Honest suggestion, if you can choose: May, the second half of June, and September. The water in May is still cold, yes, but the sand is empty, the light is better, restaurants actually have time for you, and accommodation prices in some places drop by half. In September, the sea has warmed enough for long swims and weekends still have life without madness.

August is what it is. If August is all you have, come anyway. But with this guide, and with the willingness to get up early, you will dodge the worst of it.

What to do off the beach

Two full beach days is the healthy maximum for most people. For day three, change registers. The Alcobaça and Batalha monastery tour from Nazaré covers two of Iberia's gothic masterpieces and is comfortable as a half-day. Alcobaça in particular carries the Pedro and Inês story, which is worth knowing whether or not you have ever read Camões.

To understand the real Nazaré, the one that still lives off the sea and still hangs fish to dry in the sun at the Sítio, take the seven skirts experience with Alma Nazaré Tours. It is short, it is honest, and it is the best way to avoid spending a week confusing postcard folklore with real lives.

For the evening, and let me cut to the chase, Zulla Terrace Bar has the best sunset in town and a cocktail list that, while not Lisbon, embarrasses nobody. Come hungry for the snacks or eat beforehand. Another option for dinner with a view is the sister site of Sitiado up in the Sítio, where the menu shifts slightly from the lower restaurant and the atmosphere is calmer.

Going further

If you are in the region in April, it is worth widening the radius by fifty kilometres and walking the trails around Caldas da Rainha, which combine well with lunch in the fruit market square and an afternoon among the town's ceramics. And for anyone who built the trip around a liturgical calendar or out of anthropological curiosity, our honest guide to the 13 May pilgrimage to Fátima explains what to expect and, more importantly, what to skip.

Halfway between the academic and the alcoholic, if you happen to pass Coimbra between late April and early May, read the Queima das Fitas guide. It has nothing to do with wild beaches but a lot to do with understanding Portugal beyond the Lisbon-Porto-Algarve triangle.

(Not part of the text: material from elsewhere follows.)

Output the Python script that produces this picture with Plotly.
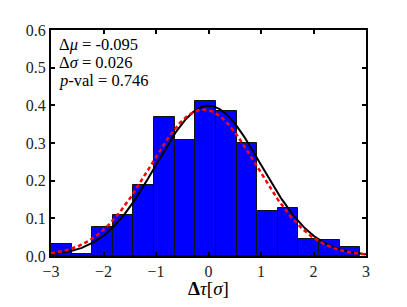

The bottom line is this: in high summer, the smartest thing you can do with a week in Nazaré is treat the town as a base, not as a destination. Sleep here, dine here, but spend the central hours of the day on any other stretch of sand twenty minutes away. Come back at sunset, climb up to the Sítio, and you will understand why this is still one of the cleverer corners of the Portuguese coast for anyone trying to escape the crowds without giving up on eating well.